Speaking at a joint news conference, bloggers Iain Dale, 'Tory Bear' and 'Dungeekin' stated that they were changing their allegiance in response to the 'profound and meaningful campaign tactics' of Labour Minister David Wright MP.
Dale, who had formerly intended to stand as a Conservative Party candidate, confirmed that he had submitted a membership application to the Labour Party and added, "David Wright's description of the Conservatives as 'scum-sucking pigs' was so. . . so . . deep. It touched a nerve deep inside me, appealing to all that I believe to be good and worthy about political debate. I now know that Gordon is The Saviour of the World, and will devote the remainder of my life to ensuring a Glorious Socialist Future."
His words were seconded by 'Tory Bear', who said, "David Wright has shown me the error of my ways. I realise now that the 'I've Never Voted Tory' campaign by the Conservatives is an example of the nasty party's dirty campaign methods, forcing voters to look at the issues instead of noting how emotional Gordon can be on-camera with Piers Morgan. With debaters like David Wright MP in the Labour Party, I know now that I was foolish to think that the Tories were the party of the future. How can I have been so blind?"
Satirical blogger 'Dungeekin', who had previously made disparaging comments concerning the Labour Party, confirmed that he is to re-edit all his articles to say nasty things about David Cameron instead. He also said, "Seeing David Wright's erudition was my Damascene moment, and I am now totally converted. I am bowled over by the inherent kindness and gentleness of the Labour Party's Twitter-based campaigning, and hereby bestow all my worldly goods upon Gordon in abject obeisance at his majesty."

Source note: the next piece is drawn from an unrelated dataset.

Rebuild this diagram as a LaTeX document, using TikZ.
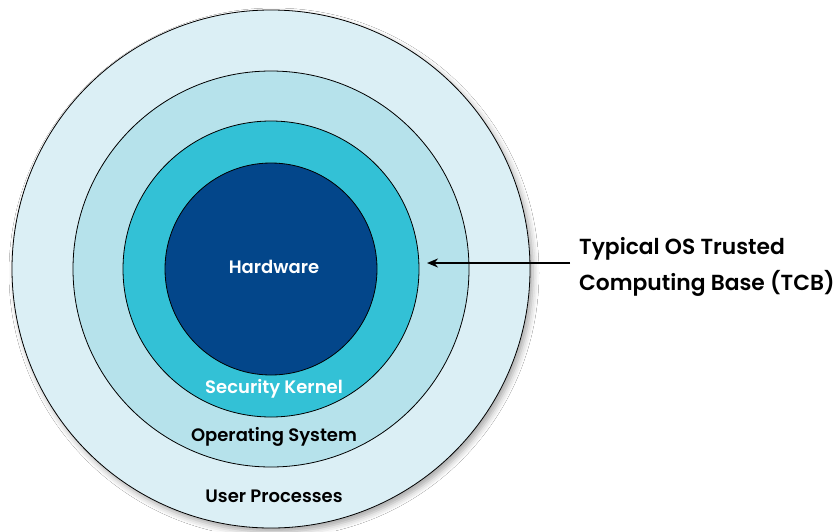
\documentclass[tikz,border=0pt]{standalone}
\usepackage{fontspec}
\setmainfont{Poppins}
\newfontfamily\popsemi{Poppins SemiBold}
\usetikzlibrary{arrows.meta,shadows.blur}
\definecolor{cUser}{HTML}{DBEFF5}
\definecolor{cOS}{HTML}{B6E2EB}
\definecolor{cKern}{HTML}{33C1D6}
\definecolor{cHW}{HTML}{03468A}
\tikzset{
  ring/.style={circle, draw=black, line width=0.8pt, inner sep=0pt},
  lbl/.style={font=\popsemi\fontsize{18}{22}\selectfont, inner sep=0pt},
  side/.style={font=\popsemi\fontsize{21.8}{36}\selectfont, inner sep=0pt, align=left, anchor=west},
  pointer/.style={line width=1.8pt, -{Stealth[length=11pt,width=9pt]}}
}
\begin{document}
\begin{tikzpicture}[x=1pt,y=-1pt]
\useasboundingbox (0,0) rectangle (839,531);
\fill[white] (0,0) rectangle (839,531);
\coordinate (c) at (271,269);
\node[ring, fill=cUser, minimum size=518pt,
  blur shadow={shadow xshift=3pt, shadow yshift=-4pt, shadow blur radius=6pt, shadow opacity=35}] (user) at (c) {};
\node[ring, fill=cOS, minimum size=396pt] (os) at (c) {};
\node[ring, fill=cKern, minimum size=296pt] (kernel) at (c) {};
\node[ring, fill=cHW, minimum size=212pt] (hw) at (c) {};
\node[lbl, text=white] (hwl) at (274,267) {Hardware};
\node[lbl, text=white] (kl) at (274,389) {Security Kernel};
\node[lbl, text=black] (osl) at (274,437) {Operating System};
\node[lbl, text=black] (ul) at (274,496) {User Processes};
\node[side] (tcb) at (579,267) {Typical OS Trusted\\Computing Base (TCB)};
\coordinate (tip) at (427,263);
\draw[pointer] (tcb.west |- tip) ++(-9,0) coordinate (tail) (tail) -- (tip);
\end{tikzpicture}
\end{document}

Other right-of centre Bloggers are expected to follow Dale, Tory Bear and Dungeekin 'across the floor' in the next few days, as the full impact and sagacity of Wright's ejaculation spread throughout the political blogosphere.
David Wright MP was unavailable for comment, as he was working with his Special Advisers to produce a further 140 characters of profundity, genius, kindness and wit.